What needs to be done:
Copy everything in the listing below word for word, apart from any images.

#### Supplied entries ####

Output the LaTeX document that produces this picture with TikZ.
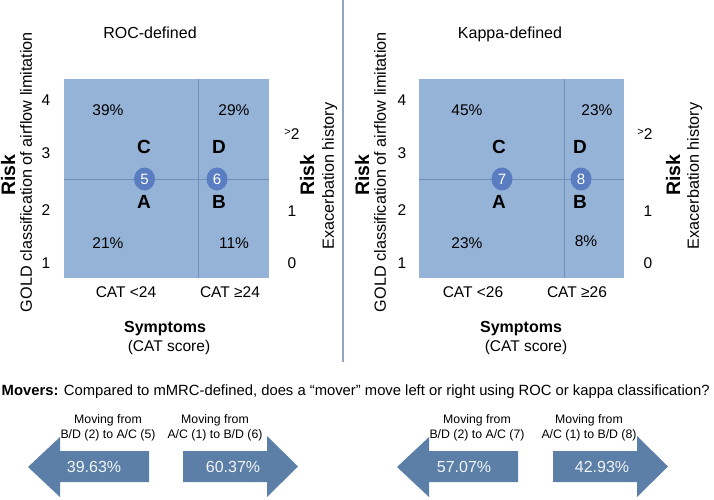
\documentclass[tikz,border=0pt]{standalone}
\usepackage{fontspec}
\setmainfont{Liberation Sans}
\usetikzlibrary{shapes.geometric}
\definecolor{quadblue}{HTML}{95B3D7}
\definecolor{quadline}{HTML}{6F8FB8}
\definecolor{grpblue}{HTML}{5A7CC0}
\definecolor{movblue}{HTML}{5B7FA7}
\definecolor{sepline}{HTML}{8EA6C4}
\tikzset{
  txt/.style={inner sep=0pt, text depth=0pt, font=\fontsize{15.5}{18}\selectfont},
  title/.style={txt, font=\fontsize{16}{19}\selectfont},
  grade/.style={txt, font=\fontsize{19}{22}\selectfont\bfseries},
  risk/.style={txt, rotate=90, font=\fontsize{19.5}{22}\selectfont\bfseries},
  axis/.style={txt, rotate=90, font=\fontsize{16.2}{19}\selectfont},
  grp/.style={ellipse, fill=grpblue, text=white, minimum width=21pt, minimum height=23pt, inner sep=0pt, font=\fontsize{15}{18}\selectfont},
  quad/.style={fill=quadblue},
  split/.style={draw=quadline, line width=0.8pt},
  mover/.style={fill=movblue},
  movpct/.style={txt, text=white!92!movblue, font=\fontsize{16}{19}\selectfont},
  movlab/.style={inner sep=0pt, align=center, font=\fontsize{12.3}{15}\selectfont}
}
\begin{document}
\begin{tikzpicture}[x=1pt, y=-1pt]
  \useasboundingbox (0,0) rectangle (714,499);

  \draw[sepline, line width=1.6pt] (343,0) -- (343,362);

  % ROC panel
  \fill[quad] (64,79) rectangle (269,278);
  \draw[split] (198,79) -- (198,278);
  \draw[split] (64,179) -- (269,179);
  \node[title] (rocT) at (150,33) {ROC-defined};
  \node[txt] (rocC) at (108,110) {39\%};
  \node[txt] (rocD) at (234,110) {29\%};
  \node[txt] (rocA) at (108,243) {21\%};
  \node[txt] (rocB) at (234,243) {11\%};
  \node[grade] (rocGC) at (144,147) {C};
  \node[grade] (rocGD) at (219,147) {D};
  \node[grade] (rocGA) at (144,202) {A};
  \node[grade] (rocGB) at (219,202) {B};
  \node[grp] (roc5) at (144.5,179) {5};
  \node[grp] (roc6) at (217,179) {6};
  \node[txt] (rocY4) at (46,100) {4};
  \node[txt] (rocY3) at (46,153) {3};
  \node[txt] (rocY2) at (46,210) {2};
  \node[txt] (rocY1) at (46,263) {1};
  \node[txt] (rocE2) at (292,134) {{\fontsize{11}{11}\selectfont\raisebox{3.5pt}{>}}2};
  \node[txt] (rocE1) at (292,211) {1};
  \node[txt] (rocE0) at (292,263) {0};
  \node[risk] (rocRL) at (8,175) {Risk};
  \node[axis] (rocGold) at (26,172) {GOLD classification of airflow limitation};
  \node[risk] (rocRR) at (307,175) {Risk};
  \node[axis] (rocExa) at (328,176) {Exacerbation history};
  \node[txt] (rocLo) at (126,292) {CAT <24};
  \node[txt] (rocHi) at (230,292) {CAT ≥24};
  \node[txt, font=\fontsize{16}{19}\selectfont\bfseries] (rocSym) at (165,327) {Symptoms};
  \node[txt] (rocScore) at (169,346) {(CAT score)};

  % Kappa panel
  \fill[quad] (419,79) rectangle (624,278);
  \draw[split] (564,79) -- (564,278);
  \draw[split] (419,179) -- (624,179);
  \node[title] (kapT) at (510,33) {Kappa-defined};
  \node[txt] (kapC) at (467,110) {45\%};
  \node[txt] (kapD) at (597,110) {23\%};
  \node[txt] (kapA) at (467,243) {23\%};
  \node[txt] (kapB) at (586,241) {8\%};
  \node[grade] (kapGC) at (499,147) {C};
  \node[grade] (kapGD) at (580,147) {D};
  \node[grade] (kapGA) at (499,202) {A};
  \node[grade] (kapGB) at (580,202) {B};
  \node[grp] (kap7) at (502,179) {7};
  \node[grp] (kap8) at (581,179) {8};
  \node[txt] (kapY4) at (402,100) {4};
  \node[txt] (kapY3) at (402,153) {3};
  \node[txt] (kapY2) at (402,210) {2};
  \node[txt] (kapY1) at (402,263) {1};
  \node[txt] (kapE2) at (645,134) {{\fontsize{11}{11}\selectfont\raisebox{3.5pt}{>}}2};
  \node[txt] (kapE1) at (648,211) {1};
  \node[txt] (kapE0) at (648,263) {0};
  \node[risk] (kapRL) at (362,175) {Risk};
  \node[axis] (kapGold) at (380,172) {GOLD classification of airflow limitation};
  \node[risk] (kapRR) at (673,175) {Risk};
  \node[axis] (kapExa) at (693,176) {Exacerbation history};
  \node[txt] (kapLo) at (473,292) {CAT <26};
  \node[txt] (kapHi) at (577,292) {CAT ≥26};
  \node[txt, font=\fontsize{16}{19}\selectfont\bfseries] (kapSym) at (521,327) {Symptoms};
  \node[txt] (kapScore) at (526,346) {(CAT score)};

  % movers
  \node[inner sep=0pt, anchor=base west, font=\fontsize{14.8}{17}\selectfont] (movQ) at (1.5,395.5)
    {\textbf{Movers:} Compared to mMRC-defined, does a “mover” move left or right using ROC or kappa classification?};

  \fill[mover] (28,467) -- (60,437) -- (60,451) -- (149,451) -- (149,482) -- (60,482) -- (60,497) -- cycle;
  \fill[mover] (183,451) -- (267,451) -- (267,436) -- (298,466.5) -- (267,497) -- (267,482) -- (183,482) -- cycle;
  \fill[mover] (397,467) -- (429,437) -- (429,451) -- (518,451) -- (518,482) -- (429,482) -- (429,497) -- cycle;
  \fill[mover] (553,451) -- (637,451) -- (637,436) -- (668,466.5) -- (637,497) -- (637,482) -- (553,482) -- cycle;
  \node[movpct] (rocLeft) at (94,467) {39.63\%};
  \node[movpct] (rocRight) at (233,467) {60.37\%};
  \node[movpct] (kapLeft) at (464,467) {57.07\%};
  \node[movpct] (kapRight) at (602,467) {42.93\%};
  \node[movlab] (rocLeftL) at (108,428) {Moving from\\B/D (2) to A/C (5)};
  \node[movlab] (rocRightL) at (215,428) {Moving from\\A/C (1) to B/D (6)};
  \node[movlab] (kapLeftL) at (477,428) {Moving from\\B/D (2) to A/C (7)};
  \node[movlab] (kapRightL) at (589,428) {Moving from\\A/C (1) to B/D (8)};
\end{tikzpicture}
\end{document}
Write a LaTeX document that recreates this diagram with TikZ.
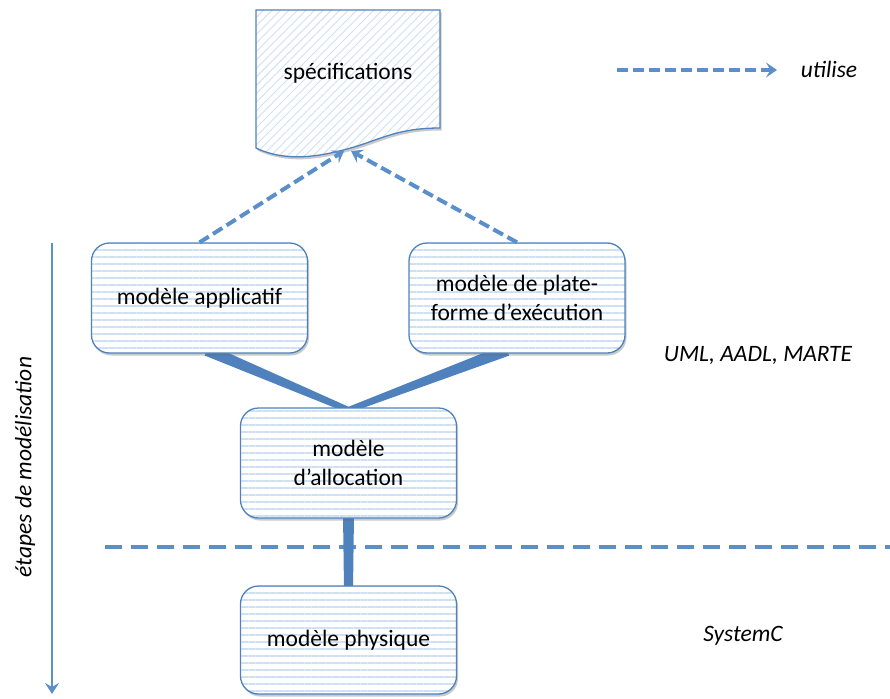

####

Exercise answer:
Output the LaTeX document that produces this picture with TikZ.
\documentclass[tikz,border=0pt]{standalone}
\usepackage{fontspec}
\setmainfont{Liberation Sans}
\usetikzlibrary{shapes.geometric}
\definecolor{quadblue}{HTML}{95B3D7}
\definecolor{quadline}{HTML}{6F8FB8}
\definecolor{grpblue}{HTML}{5A7CC0}
\definecolor{movblue}{HTML}{5B7FA7}
\definecolor{sepline}{HTML}{8EA6C4}
\tikzset{
  txt/.style={inner sep=0pt, text depth=0pt, font=\fontsize{15.5}{18}\selectfont},
  title/.style={txt, font=\fontsize{16}{19}\selectfont},
  grade/.style={txt, font=\fontsize{19}{22}\selectfont\bfseries},
  risk/.style={txt, rotate=90, font=\fontsize{19.5}{22}\selectfont\bfseries},
  axis/.style={txt, rotate=90, font=\fontsize{16.2}{19}\selectfont},
  grp/.style={ellipse, fill=grpblue, text=white, minimum width=21pt, minimum height=23pt, inner sep=0pt, font=\fontsize{15}{18}\selectfont},
  quad/.style={fill=quadblue},
  split/.style={draw=quadline, line width=0.8pt},
  mover/.style={fill=movblue},
  movpct/.style={txt, text=white!92!movblue, font=\fontsize{16}{19}\selectfont},
  movlab/.style={inner sep=0pt, align=center, font=\fontsize{12.3}{15}\selectfont}
}
\begin{document}
\begin{tikzpicture}[x=1pt, y=-1pt]
  \useasboundingbox (0,0) rectangle (714,499);

  \draw[sepline, line width=1.6pt] (343,0) -- (343,362);

  % ROC panel
  \fill[quad] (64,79) rectangle (269,278);
  \draw[split] (198,79) -- (198,278);
  \draw[split] (64,179) -- (269,179);
  \node[title] (rocT) at (150,33) {ROC-defined};
  \node[txt] (rocC) at (108,110) {39\%};
  \node[txt] (rocD) at (234,110) {29\%};
  \node[txt] (rocA) at (108,243) {21\%};
  \node[txt] (rocB) at (234,243) {11\%};
  \node[grade] (rocGC) at (144,147) {C};
  \node[grade] (rocGD) at (219,147) {D};
  \node[grade] (rocGA) at (144,202) {A};
  \node[grade] (rocGB) at (219,202) {B};
  \node[grp] (roc5) at (144.5,179) {5};
  \node[grp] (roc6) at (217,179) {6};
  \node[txt] (rocY4) at (46,100) {4};
  \node[txt] (rocY3) at (46,153) {3};
  \node[txt] (rocY2) at (46,210) {2};
  \node[txt] (rocY1) at (46,263) {1};
  \node[txt] (rocE2) at (292,134) {{\fontsize{11}{11}\selectfont\raisebox{3.5pt}{>}}2};
  \node[txt] (rocE1) at (292,211) {1};
  \node[txt] (rocE0) at (292,263) {0};
  \node[risk] (rocRL) at (8,175) {Risk};
  \node[axis] (rocGold) at (26,172) {GOLD classification of airflow limitation};
  \node[risk] (rocRR) at (307,175) {Risk};
  \node[axis] (rocExa) at (328,176) {Exacerbation history};
  \node[txt] (rocLo) at (126,292) {CAT <24};
  \node[txt] (rocHi) at (230,292) {CAT ≥24};
  \node[txt, font=\fontsize{16}{19}\selectfont\bfseries] (rocSym) at (165,327) {Symptoms};
  \node[txt] (rocScore) at (169,346) {(CAT score)};

  % Kappa panel
  \fill[quad] (419,79) rectangle (624,278);
  \draw[split] (564,79) -- (564,278);
  \draw[split] (419,179) -- (624,179);
  \node[title] (kapT) at (510,33) {Kappa-defined};
  \node[txt] (kapC) at (467,110) {45\%};
  \node[txt] (kapD) at (597,110) {23\%};
  \node[txt] (kapA) at (467,243) {23\%};
  \node[txt] (kapB) at (586,241) {8\%};
  \node[grade] (kapGC) at (499,147) {C};
  \node[grade] (kapGD) at (580,147) {D};
  \node[grade] (kapGA) at (499,202) {A};
  \node[grade] (kapGB) at (580,202) {B};
  \node[grp] (kap7) at (502,179) {7};
  \node[grp] (kap8) at (581,179) {8};
  \node[txt] (kapY4) at (402,100) {4};
  \node[txt] (kapY3) at (402,153) {3};
  \node[txt] (kapY2) at (402,210) {2};
  \node[txt] (kapY1) at (402,263) {1};
  \node[txt] (kapE2) at (645,134) {{\fontsize{11}{11}\selectfont\raisebox{3.5pt}{>}}2};
  \node[txt] (kapE1) at (648,211) {1};
  \node[txt] (kapE0) at (648,263) {0};
  \node[risk] (kapRL) at (362,175) {Risk};
  \node[axis] (kapGold) at (380,172) {GOLD classification of airflow limitation};
  \node[risk] (kapRR) at (673,175) {Risk};
  \node[axis] (kapExa) at (693,176) {Exacerbation history};
  \node[txt] (kapLo) at (473,292) {CAT <26};
  \node[txt] (kapHi) at (577,292) {CAT ≥26};
  \node[txt, font=\fontsize{16}{19}\selectfont\bfseries] (kapSym) at (521,327) {Symptoms};
  \node[txt] (kapScore) at (526,346) {(CAT score)};

  % movers
  \node[inner sep=0pt, anchor=base west, font=\fontsize{14.8}{17}\selectfont] (movQ) at (1.5,395.5)
    {\textbf{Movers:} Compared to mMRC-defined, does a “mover” move left or right using ROC or kappa classification?};

  \fill[mover] (28,467) -- (60,437) -- (60,451) -- (149,451) -- (149,482) -- (60,482) -- (60,497) -- cycle;
  \fill[mover] (183,451) -- (267,451) -- (267,436) -- (298,466.5) -- (267,497) -- (267,482) -- (183,482) -- cycle;
  \fill[mover] (397,467) -- (429,437) -- (429,451) -- (518,451) -- (518,482) -- (429,482) -- (429,497) -- cycle;
  \fill[mover] (553,451) -- (637,451) -- (637,436) -- (668,466.5) -- (637,497) -- (637,482) -- (553,482) -- cycle;
  \node[movpct] (rocLeft) at (94,467) {39.63\%};
  \node[movpct] (rocRight) at (233,467) {60.37\%};
  \node[movpct] (kapLeft) at (464,467) {57.07\%};
  \node[movpct] (kapRight) at (602,467) {42.93\%};
  \node[movlab] (rocLeftL) at (108,428) {Moving from\\B/D (2) to A/C (5)};
  \node[movlab] (rocRightL) at (215,428) {Moving from\\A/C (1) to B/D (6)};
  \node[movlab] (kapLeftL) at (477,428) {Moving from\\B/D (2) to A/C (7)};
  \node[movlab] (kapRightL) at (589,428) {Moving from\\A/C (1) to B/D (8)};
\end{tikzpicture}
\end{document}
Write a LaTeX document that recreates this diagram with TikZ.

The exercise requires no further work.